# [Source excerpt]
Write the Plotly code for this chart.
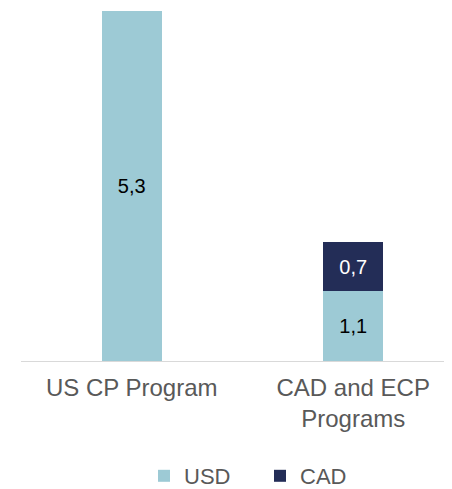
import plotly.graph_objects as go

categories = ["US CP Program", "CAD and ECP<br>Programs"]
usd_values = [5.3, 1.06]
cad_values = [None, 0.74]

usd_color = "#9DCAD5"
cad_color = "#232D57"

fig = go.Figure()
fig.add_trace(go.Bar(
    name="USD", x=categories, y=usd_values, marker_color=usd_color,
    width=0.27, texttemplate="%{y:.1f}", textposition="inside",
    insidetextanchor="middle", textfont=dict(color="#000000", size=20),
    marker_line_width=0,
))
fig.add_trace(go.Bar(
    name="CAD", x=categories, y=cad_values, marker_color=cad_color,
    width=0.27, texttemplate="%{y:.1f}", textposition="inside",
    insidetextanchor="middle", textfont=dict(color="#FFFFFF", size=20),
    marker_line_width=0,
))

fig.update_layout(
    barmode="stack",
    width=452, height=489,
    separators=", ",
    paper_bgcolor="white", plot_bgcolor="white",
    font=dict(family="Liberation Sans, Arial, sans-serif", size=24, color="#595959"),
    margin=dict(l=13, r=8, t=3, b=135.5),
    showlegend=True,
    legend=dict(orientation="h", x=0.2854, xanchor="left", yref="container",
                y=(489 - 468) / 489, yanchor="middle",
                font=dict(size=22, color="#595959"), itemclick=False,
                traceorder="normal", entrywidth=71),
    uniformtext=dict(mode="show", minsize=10),
)
fig.update_xaxes(range=[-0.5, 1.446], showline=True, linecolor="#D9D9D9", linewidth=1,
                 showgrid=False, ticks="", ticklabelstandoff=5,
                 tickfont=dict(size=24, color="#595959"))
fig.update_yaxes(range=[0, 5.3], visible=False, showgrid=False, zeroline=False)

fig.write_html("out.html")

# [Work to be completed]
Write out the listing word for word, omitting the pictures it holds.

# [Task output]
Write the Plotly code for this chart.
import plotly.graph_objects as go

categories = ["US CP Program", "CAD and ECP<br>Programs"]
usd_values = [5.3, 1.06]
cad_values = [None, 0.74]

usd_color = "#9DCAD5"
cad_color = "#232D57"

fig = go.Figure()
fig.add_trace(go.Bar(
    name="USD", x=categories, y=usd_values, marker_color=usd_color,
    width=0.27, texttemplate="%{y:.1f}", textposition="inside",
    insidetextanchor="middle", textfont=dict(color="#000000", size=20),
    marker_line_width=0,
))
fig.add_trace(go.Bar(
    name="CAD", x=categories, y=cad_values, marker_color=cad_color,
    width=0.27, texttemplate="%{y:.1f}", textposition="inside",
    insidetextanchor="middle", textfont=dict(color="#FFFFFF", size=20),
    marker_line_width=0,
))

fig.update_layout(
    barmode="stack",
    width=452, height=489,
    separators=", ",
    paper_bgcolor="white", plot_bgcolor="white",
    font=dict(family="Liberation Sans, Arial, sans-serif", size=24, color="#595959"),
    margin=dict(l=13, r=8, t=3, b=135.5),
    showlegend=True,
    legend=dict(orientation="h", x=0.2854, xanchor="left", yref="container",
                y=(489 - 468) / 489, yanchor="middle",
                font=dict(size=22, color="#595959"), itemclick=False,
                traceorder="normal", entrywidth=71),
    uniformtext=dict(mode="show", minsize=10),
)
fig.update_xaxes(range=[-0.5, 1.446], showline=True, linecolor="#D9D9D9", linewidth=1,
                 showgrid=False, ticks="", ticklabelstandoff=5,
                 tickfont=dict(size=24, color="#595959"))
fig.update_yaxes(range=[0, 5.3], visible=False, showgrid=False, zeroline=False)

fig.write_html("out.html")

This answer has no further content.